Even RH Chairman and CEO Gary Friedman, who has railed against the negative effect of constant promotional messaging, has recently nodded to the realities of a challenging business landscape. “Furniture is an industry that, at the highest level, does not sell at full price,” he told analysts on RH’s second-quarter earnings call last September. “Unless you just want to f---ing go bankrupt—excuse my language—in a market like this and stand there and be righteous and saying ‘I’m not promoting,’ good luck.”
Of course, Hem’s business is radically different from Ethan Allen’s or RH’s, but Palmér is not blasé about the implications of the move he’s making—he knows this change will hurt at least one of the brand’s key sales channels. “An important part of this is that we are sacrificing the DTC component.
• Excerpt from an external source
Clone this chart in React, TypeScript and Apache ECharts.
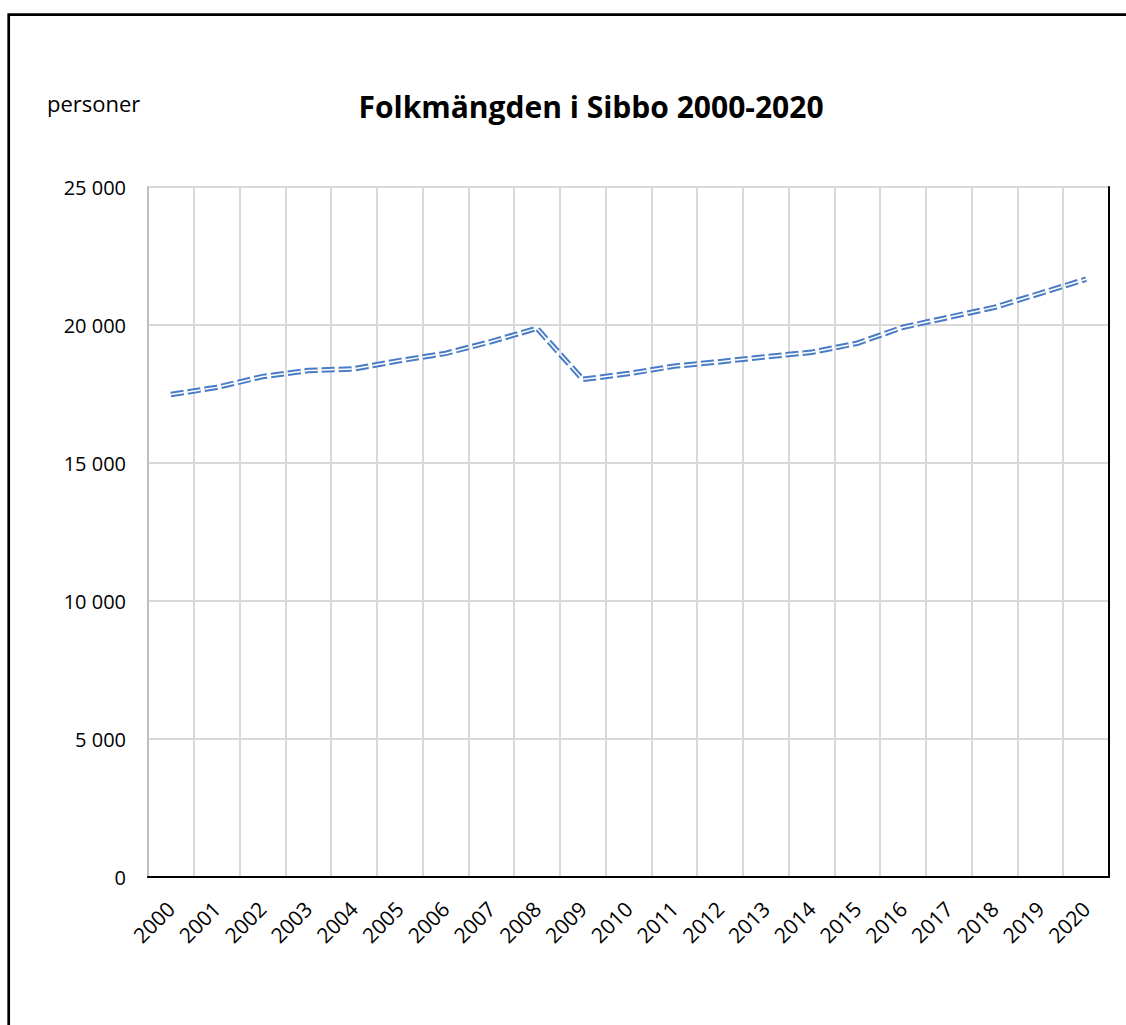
import React, { useEffect, useRef } from "react";
import * as echarts from "echarts";

const years: string[] = [
  "2000", "2001", "2002", "2003", "2004", "2005", "2006", "2007", "2008", "2009", "2010",
  "2011", "2012", "2013", "2014", "2015", "2016", "2017", "2018", "2019", "2020",
];
const population: number[] = [
  17480, 17740, 18130, 18350, 18410, 18710, 18970, 19400, 19880, 18030, 18240,
  18510, 18670, 18850, 19010, 19340, 19920, 20280, 20640, 21150, 21660,
];
const titleText = "Folkmängden i Sibbo 2000-2020";
const unitText = "personer";

const FONT = "'Open Sans', 'Noto Sans', sans-serif";

const fmt = (v: number) => {
  const s = String(Math.round(v));
  return s.replace(/\B(?=(\d{3})+(?!\d))/g, " ");
};

export default function App() {
  const ref = useRef<HTMLDivElement>(null);
  useEffect(() => {
    if (!ref.current) return;
    const chart = echarts.init(ref.current, undefined, { renderer: "svg" });
    chart.setOption({
      animation: false,
      backgroundColor: "#ffffff",
      textStyle: { fontFamily: FONT },
      grid: { left: 148, top: 187, right: 17, bottom: 148, containLabel: false },
      graphic: [
        {
          type: "rect",
          shape: { x: 8.7, y: 14.7, width: 1300, height: 1300 },
          style: { fill: "none", stroke: "#000", lineWidth: 2.7 },
          silent: true,
          z: 0,
        },
        {
          type: "text",
          x: 47,
          y: 103,
          style: {
            text: unitText,
            fontSize: 22,
            fontFamily: FONT,
            fill: "#000",
            align: "left",
            verticalAlign: "middle",
          },
        },
        {
          type: "text",
          x: 591,
          y: 106,
          style: {
            text: titleText,
            fontSize: 30,
            fontWeight: "bold",
            fontFamily: FONT,
            fill: "#000",
            align: "center",
            verticalAlign: "middle",
          },
        },
      ],
      xAxis: [
        {
          type: "category",
          data: years,
          boundaryGap: true,
          axisLine: { show: true, lineStyle: { color: "#a6a6a6", width: 2 } },
          axisTick: { show: false },
          splitLine: { show: true, lineStyle: { color: "#d9d9d9", width: 2 } },
          axisLabel: {
            rotate: 45,
            margin: 28,
            color: "#000",
            fontSize: 21,
            fontFamily: FONT,
            interval: 0,
          },
        },
        {
          type: "category",
          data: years,
          position: "top",
          boundaryGap: true,
          z: 5,
          axisLine: { show: true, lineStyle: { color: "#000", width: 2 } },
          axisTick: { show: false },
          axisLabel: { show: false },
          splitLine: { show: false },
        },
      ],
      yAxis: [
        {
          type: "value",
          min: 0,
          max: 25000,
          interval: 5000,
          axisLine: { show: true, lineStyle: { color: "#bfbfbf", width: 2 } },
          axisTick: { show: false },
          splitLine: { show: true, lineStyle: { color: "#d9d9d9", width: 2 } },
          axisLabel: {
            margin: 22,
            color: "#000",
            fontSize: 20,
            fontFamily: FONT,
            formatter: (v: number) => fmt(v),
          },
        },
        {
          type: "value",
          min: 0,
          max: 25000,
          interval: 5000,
          position: "right",
          z: 5,
          axisLine: { show: true, lineStyle: { color: "#000", width: 2 } },
          axisTick: { show: false },
          axisLabel: { show: false },
          splitLine: { show: false },
        },
      ],
      series: [
        {
          type: "line",
          name: "outer",
          data: population,
          xAxisIndex: 0,
          yAxisIndex: 0,
          symbol: "none",
          z: 10,
          lineStyle: { color: "#4a7cc6", width: 5.5, type: [13, 4], cap: "butt", join: "miter" },
        },
        {
          type: "line",
          name: "inner",
          data: population,
          xAxisIndex: 0,
          yAxisIndex: 0,
          symbol: "none",
          z: 11,
          lineStyle: { color: "#ffffff", width: 1.5, type: [13, 4], cap: "butt", join: "miter" },
        },
      ],
    });
    return () => chart.dispose();
  }, []);
  return (
    <div
      ref={ref}
      style={{ position: "fixed", left: 0, top: 0, width: 1126, height: 1025 }}
    />
  );
}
I think that’s a very important part of our decision,” he says. “DTC design furniture hasn’t played out well—it hasn’t for us, and it hasn’t for many others either. It’s a very complicated game. So instead, we are now actively working with partners. We are working with retailers. We are working with the whole industry.”
Another plus: Quitting discounts will allow Hem to focus on the stuff that anyone who starts a design brand actually wants to focus on. “It’s easy to say, ‘Everything’s on sale, come to us!’” says Palmér. “This requires us to get more creative, and to really focus on our true value. We need to make better products. We need to tell stories better, make more compelling assets. We need to have other ways of making sure that the customer comes back and stays interested.”